Working model of the OPG biosynthetic complex of E. coli. The variety of backbone structures and patterns of substitution are schematically represented (see text for details). Ptd-Gro, phosphatidylglycerol; Ptd-Etn, phosphatidylethanolamine; DG, diacylglycerol; Suc-CoA, succinyl-coenzyme A; CoA, coenzyme A; UDP, uridine diphosphate.

Figure 3

Occurrences of OPG genes in various representative genomes. Protein-protein BLAST program was used to search in the nonredundant database sequences highly similar to OpgG, OpgH, and OpgD from E. coli; OpgI from R. sphaeroides, NdvB, NdvC, and NdvD from B. japonicum, and ChvB and ChvA from A. tumefaciens, OpgB and OpgE from E. coli, OpgC from E. coli; and D. dadantii, and CgmB from S. meliloti.

Figure 4

Schematic of UDP-glucose production, utilization, and connection with trehalose and OPG biosynthesis in E. coli.
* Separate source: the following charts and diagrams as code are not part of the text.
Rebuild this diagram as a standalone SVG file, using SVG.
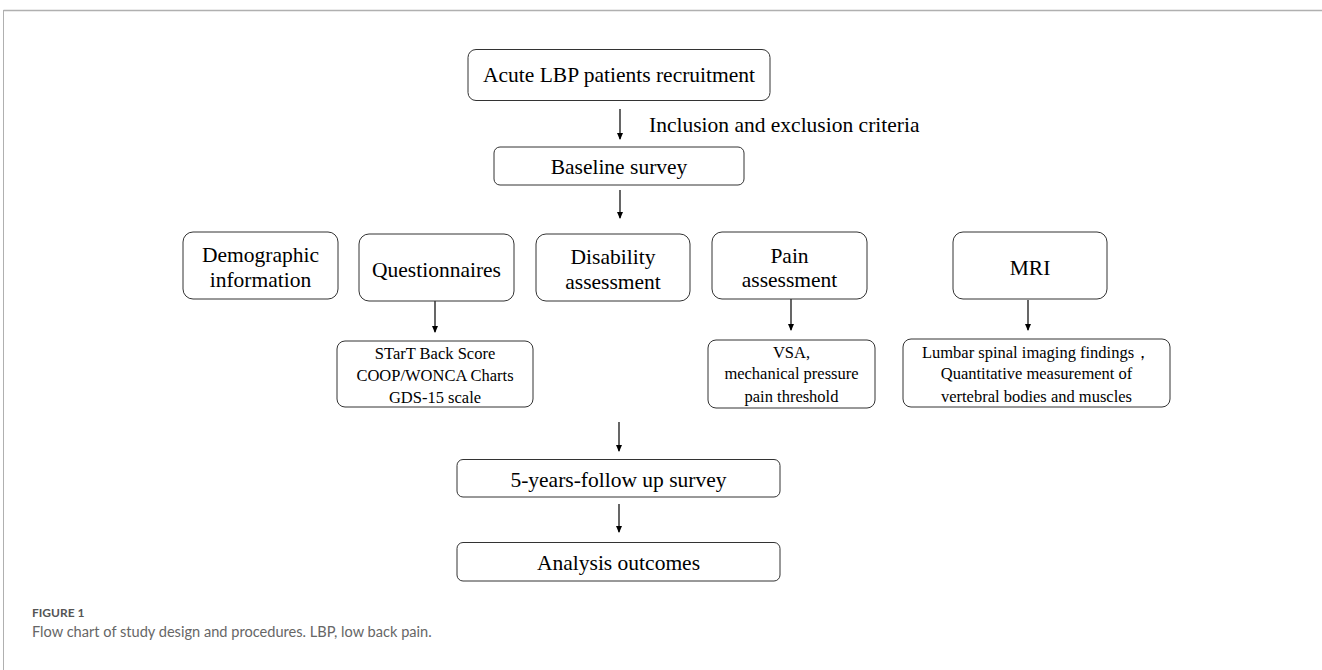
<svg xmlns="http://www.w3.org/2000/svg" width="1322" height="670" viewBox="0 0 1322 670">
<style>
.box{fill:#fff;stroke:#333;stroke-width:1}
.t{font-family:"Liberation Serif","Times New Roman",serif;font-size:21.5px;fill:#000;text-anchor:middle}
.s{font-family:"Liberation Serif","Times New Roman",serif;font-size:16.5px;fill:#000;text-anchor:middle}
.c{stroke:#000;stroke-width:1.2;fill:none}
.cap1{font-family:"Lato","Open Sans",sans-serif;font-size:12px;fill:#555;font-weight:700}
.cap2{font-family:"Lato","Open Sans",sans-serif;font-size:14.6px;fill:#666}
</style>
<rect width="1322" height="670" fill="#fff"/>
<g id="frame">
<line x1="3.5" y1="10.5" x2="1322" y2="10.5" stroke="#b0b0b0" stroke-width="1.5"/>
<line x1="3.5" y1="10" x2="3.5" y2="670" stroke="#b0b0b0" stroke-width="1"/>
</g>
<g id="connectors">
<line class="c" x1="620" y1="109" x2="620" y2="139"/>
<path d="M617,133 L623,133 L620,140 Z"/>
<line class="c" x1="620" y1="190" x2="620" y2="218"/>
<path d="M617,212 L623,212 L620,219 Z"/>
<line class="c" x1="435" y1="301" x2="435" y2="332"/>
<path d="M432,326 L438,326 L435,333 Z"/>
<line class="c" x1="791" y1="299" x2="791" y2="330"/>
<path d="M788,324 L794,324 L791,331 Z"/>
<line class="c" x1="1028" y1="300" x2="1028" y2="330"/>
<path d="M1025,324 L1031,324 L1028,331 Z"/>
<line class="c" x1="619" y1="422" x2="619" y2="451"/>
<path d="M616,445 L622,445 L619,452 Z"/>
<line class="c" x1="619" y1="504" x2="619" y2="532"/>
<path d="M616,526 L622,526 L619,533 Z"/>
<text x="649" y="132" font-family="Liberation Serif, Times New Roman, serif" font-size="21.5">Inclusion and exclusion criteria</text>
</g>
<g id="recruit">
<rect class="box" x="468" y="49.5" width="302" height="51" rx="8"/>
<text class="t" x="619" y="82">Acute LBP patients recruitment</text>
</g>
<g id="baseline">
<rect class="box" x="494" y="147" width="250" height="38" rx="6"/>
<text class="t" x="619" y="174">Baseline survey</text>
</g>
<g id="demographic">
<rect class="box" x="183" y="232" width="155" height="67" rx="10"/>
<text class="t" x="260.5" y="262">Demographic</text>
<text class="t" x="260.5" y="287">information</text>
</g>
<g id="questionnaires">
<rect class="box" x="359" y="234" width="155" height="67" rx="10"/>
<text class="t" x="436.5" y="277">Questionnaires</text>
</g>
<g id="disability">
<rect class="box" x="536" y="234" width="154" height="67" rx="10"/>
<text class="t" x="613" y="264">Disability</text>
<text class="t" x="613" y="289">assessment</text>
</g>
<g id="pain">
<rect class="box" x="712" y="232" width="155" height="67" rx="10"/>
<text class="t" x="789.5" y="263">Pain</text>
<text class="t" x="789.5" y="287">assessment</text>
</g>
<g id="mri">
<rect class="box" x="953" y="232" width="154" height="67" rx="10"/>
<text class="t" x="1030" y="275">MRI</text>
</g>
<g id="qsub">
<rect class="box" x="337" y="341" width="196" height="66" rx="8"/>
<text class="s" x="435" y="359">STarT Back Score</text>
<text class="s" x="435" y="381">COOP/WONCA Charts</text>
<text class="s" x="435" y="403">GDS-15 scale</text>
</g>
<g id="painsub">
<rect class="box" x="708" y="340" width="167" height="68" rx="8"/>
<text class="s" x="791.5" y="358">VSA,</text>
<text class="s" x="791.5" y="379">mechanical pressure</text>
<text class="s" x="791.5" y="402">pain threshold</text>
</g>
<g id="mrisub">
<rect class="box" x="903" y="339" width="267" height="68" rx="8"/>
<text class="s" x="1036.5" y="358">Lumbar spinal imaging findings，</text>
<text class="s" x="1036.5" y="379">Quantitative measurement of</text>
<text class="s" x="1036.5" y="402">vertebral bodies and muscles</text>
</g>
<g id="followup">
<rect class="box" x="457" y="459.5" width="323" height="37.5" rx="6"/>
<text class="t" x="618.5" y="487">5-years-follow up survey</text>
</g>
<g id="analysis">
<rect class="box" x="457" y="542.5" width="323" height="38.5" rx="6"/>
<text class="t" x="618.5" y="570">Analysis outcomes</text>
</g>
<g id="caption">
<text class="cap1" x="32" y="617">FIGURE 1</text>
<text class="cap2" x="32" y="637">Flow chart of study design and procedures. LBP, low back pain.</text>
</g>
</svg>
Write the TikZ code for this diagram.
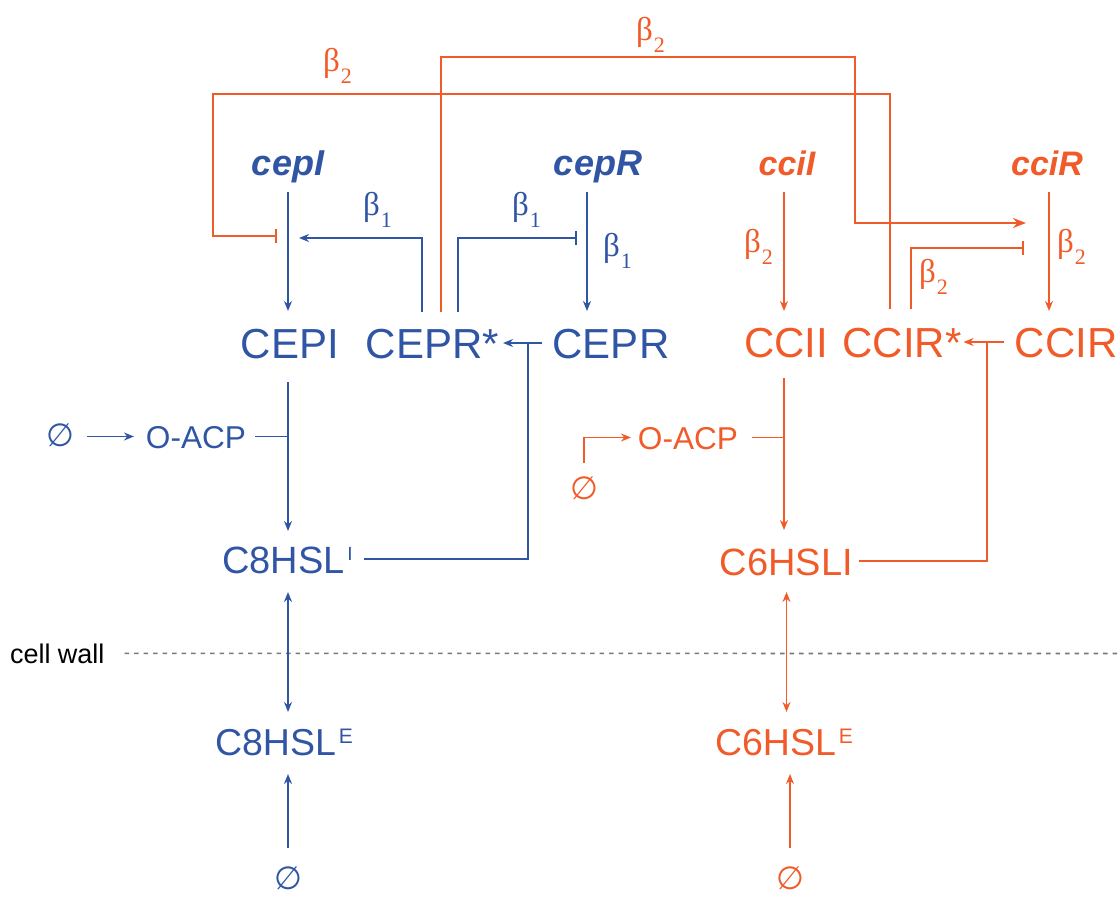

The Kyoto Encyclopedia of Genes and Genomes (KEGG) was used to establish the metabolic pathway (125, 126). Glucose is transported into the cell via the phosphoenolpyruvate (PEP)-dependent phosphotransferase system (PTS). During uptake, glucose is activated and transformed into glucose-6-P. Glucose-6-P is used by Pgm and GalU enzymes to produce uridine-diphosphate (UDP)-glucose (in red). The UDP-glucose can be used either to produce OPGs via the OpgH/OpgG complex or trehalose-6-P via OtsA. Trehalose-6-P is transformed into trehalose by OtsB enzyme. Then, it can either be excreted via the stretch-activated proteins (SAP) into the periplasm or maintained inside the cell. In both cases, the trehalose will be degraded in 2 glucoses by TreF in the cytoplasm or TreA in the periplasm. P, Phosphate; OPG, osmoregulated periplasmic glucan.